William Pierce Frye (September 2, 1830 – August 8, 1911) was an American politician from the U.S. state of Maine. Frye spent most of his political career as a legislator, serving in the Maine House of Representatives and U.S. House of Representatives before being elected to the U.S. Senate, where he served for 30 years and died in office. Frye was a member of the Frye political family, and was the grandfather of Wallace H. White, Jr. and the son of John March Frye. He was also a prominent member of the Peucinian Society tradition.
Frye was born in Lewiston, Maine, in Androscoggin County. He attended public schools there and graduated from Bowdoin College in Brunswick in 1850. Frye studied law and was later admitted to the bar. He began practicing in Rockland, Maine in 1853 but later returned to Lewiston, and practiced law there. Frye played a role in founding Bates College in Lewiston and served as a longtime trustee of the College. Frye received a LL.D. from Bates in 1881.

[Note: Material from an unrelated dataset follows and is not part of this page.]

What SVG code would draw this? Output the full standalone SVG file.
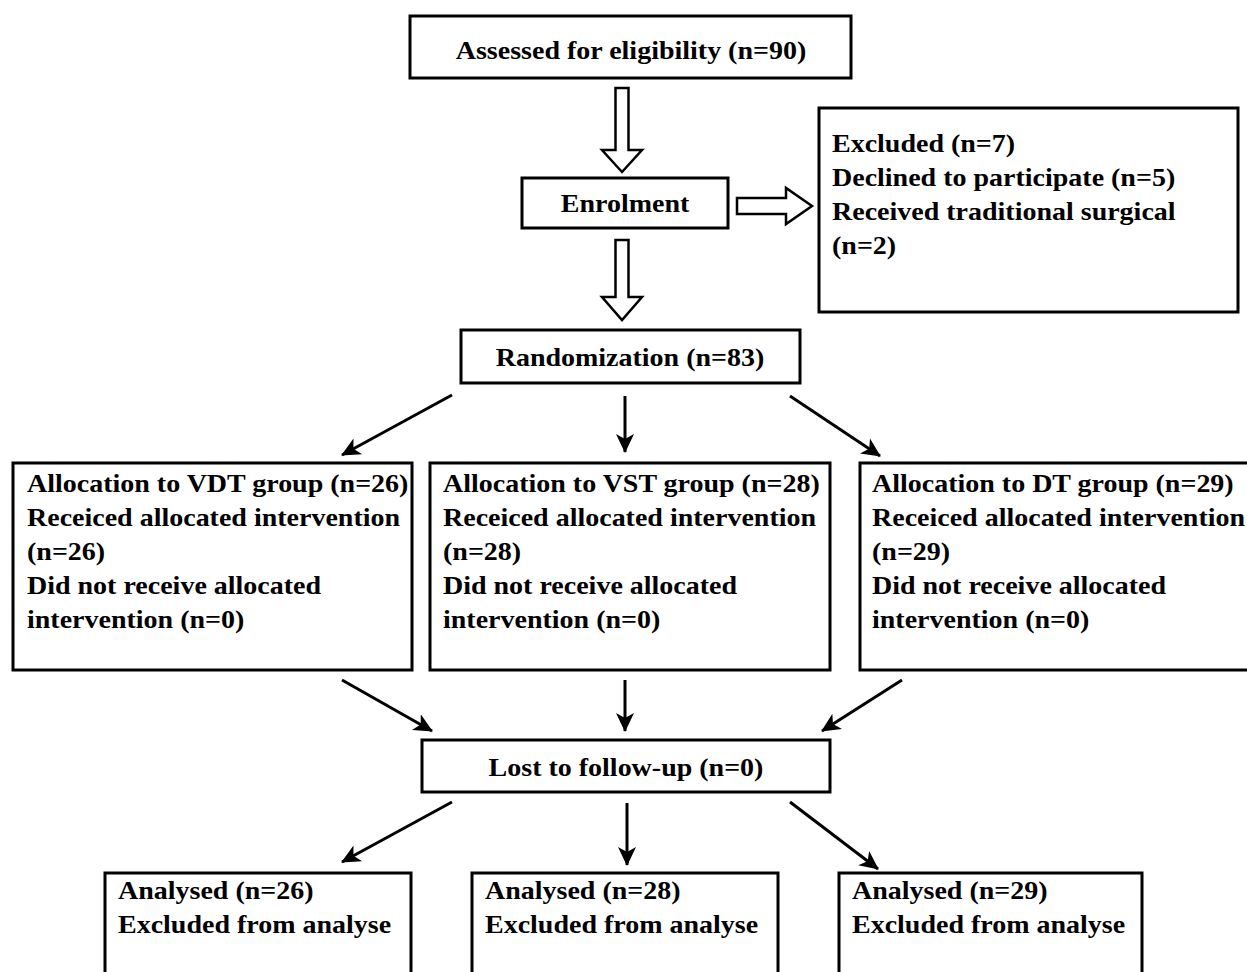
<svg xmlns="http://www.w3.org/2000/svg" width="1247" height="972" viewBox="0 0 1247 972">
<style>
.box{fill:#fff;stroke:#000;stroke-width:3}
.blk{fill:#fff;stroke:#000;stroke-width:2.5;stroke-linejoin:miter}
.t{font-family:"Liberation Serif","Times New Roman",serif;font-weight:bold;font-size:25px;fill:#000}
.c{text-anchor:middle}
.ln{fill:none;stroke:#000;stroke-width:3;marker-end:url(#ah)}
</style>
<defs>
<marker id="ah" markerUnits="userSpaceOnUse" markerWidth="22" markerHeight="22" refX="18" refY="10" orient="auto" viewBox="0 0 22 20">
<path d="M0,1 L19,10 L0,19 L5,10 z" fill="#000"/>
</marker>
</defs>
<rect width="1247" height="972" fill="#fff"/>

<g id="connectors">
<path class="blk" d="M615.5,88 H628.5 V150 H642 L622,172 L602,150 H615.5 Z"/>
<path class="blk" d="M615.5,240 H628.5 V297 H642 L622,320 L602,297 H615.5 Z"/>
<path class="blk" d="M737,198 H786 V188 L812,206 L786,224 V214 H737 Z"/>
<line class="ln" x1="452" y1="395" x2="342" y2="455"/>
<line class="ln" x1="625" y1="396" x2="625" y2="452"/>
<line class="ln" x1="790" y1="396" x2="880" y2="456"/>
<line class="ln" x1="342" y1="680" x2="432" y2="731"/>
<line class="ln" x1="625" y1="680" x2="625" y2="731"/>
<line class="ln" x1="902" y1="680" x2="822" y2="731"/>
<line class="ln" x1="452" y1="802" x2="342" y2="862"/>
<line class="ln" x1="627" y1="803" x2="627" y2="865"/>
<line class="ln" x1="790" y1="802" x2="878" y2="869"/>
</g>

<g id="assessed">
<rect class="box" x="410" y="16" width="441" height="62"/>
<text class="t c" transform="translate(631,0) scale(1.12,1)"><tspan x="0" y="59">Assessed  for eligibility (n=90)</tspan></text>
</g>

<g id="enrolment">
<rect class="box" x="522" y="178" width="206" height="50"/>
<text class="t c" transform="translate(625,0) scale(1.12,1)"><tspan x="0" y="212">Enrolment</tspan></text>
</g>

<g id="excluded">
<rect class="box" x="819" y="108" width="419" height="204"/>
<text class="t" transform="translate(832,0) scale(1.12,1)"><tspan x="0" y="152">Excluded (n=7)</tspan><tspan x="0" y="186">Declined to participate (n=5)</tspan><tspan x="0" y="220">Received traditional surgical</tspan><tspan x="0" y="254">(n=2)</tspan></text>
</g>

<g id="randomization">
<rect class="box" x="461" y="330" width="339" height="53"/>
<text class="t c" transform="translate(630,0) scale(1.12,1)"><tspan x="0" y="366">Randomization (n=83)</tspan></text>
</g>

<g id="alloc-vdt">
<rect class="box" x="13" y="463" width="399" height="207"/>
<text class="t" transform="translate(27,0) scale(1.12,1)"><tspan x="0" y="492">Allocation to VDT group (n=26)</tspan><tspan x="0" y="526">Receiced allocated intervention</tspan><tspan x="0" y="560">(n=26)</tspan><tspan x="0" y="594">Did not receive allocated</tspan><tspan x="0" y="628">intervention (n=0)</tspan></text>
</g>

<g id="alloc-vst">
<rect class="box" x="430" y="463" width="400" height="207"/>
<text class="t" transform="translate(443,0) scale(1.12,1)"><tspan x="0" y="492">Allocation to VST group (n=28)</tspan><tspan x="0" y="526">Receiced allocated intervention</tspan><tspan x="0" y="560">(n=28)</tspan><tspan x="0" y="594">Did not receive allocated</tspan><tspan x="0" y="628">intervention (n=0)</tspan></text>
</g>

<g id="alloc-dt">
<rect class="box" x="860" y="463" width="392" height="207"/>
<text class="t" transform="translate(872,0) scale(1.12,1)"><tspan x="0" y="492">Allocation to DT group (n=29)</tspan><tspan x="0" y="526">Receiced allocated intervention</tspan><tspan x="0" y="560">(n=29)</tspan><tspan x="0" y="594">Did not receive allocated</tspan><tspan x="0" y="628">intervention (n=0)</tspan></text>
</g>

<g id="lost">
<rect class="box" x="422" y="740" width="408" height="52"/>
<text class="t c" transform="translate(626,0) scale(1.12,1)"><tspan x="0" y="776">Lost to follow-up (n=0)</tspan></text>
</g>

<g id="analysed-vdt">
<rect class="box" x="105" y="873" width="306" height="130"/>
<text class="t" transform="translate(118,0) scale(1.12,1)"><tspan x="0" y="899">Analysed (n=26)</tspan><tspan x="0" y="933">Excluded from analyse</tspan></text>
</g>

<g id="analysed-vst">
<rect class="box" x="472" y="873" width="306" height="130"/>
<text class="t" transform="translate(485,0) scale(1.12,1)"><tspan x="0" y="899">Analysed (n=28)</tspan><tspan x="0" y="933">Excluded from analyse</tspan></text>
</g>

<g id="analysed-dt">
<rect class="box" x="839" y="873" width="303" height="130"/>
<text class="t" transform="translate(852,0) scale(1.12,1)"><tspan x="0" y="899">Analysed (n=29)</tspan><tspan x="0" y="933">Excluded from analyse</tspan></text>
</g>
</svg>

Frye served in the Maine House of Representatives from 1861 to 1862 and again in 1867. He was later elected as the mayor of Lewiston, holding that position from 1866 to 1867, when he became the state attorney general. Frye left the attorney general post in 1869. He was elected as a Republican in 1870 to the U.S. House of Representatives. Frye served in the 42nd Congress and the five succeeding Congresses from March 4, 1871, to March 17, 1881, when he resigned after being elected Senator to fill the vacancy caused by the resignation of James G. Blaine. He served over 30 years in the Senate (March 18, 1881–August 8, 1911), and was reelected in 1883, 1889, 1895, 1901, and 1907.
During his tenure in the Senate, Frye served as President pro tempore (54th–62nd Congress, his resignation shortly before his death spawning a debate over filling the position) and chairman of the Rules Committee (47th–49th Congress). Frye also was a member of the Commerce Committee (50th–62nd Congress) and a member of the commission which met in Paris in September 1898 to adjust the Treaty of Paris between the United States and Spain, ending the Spanish-American War.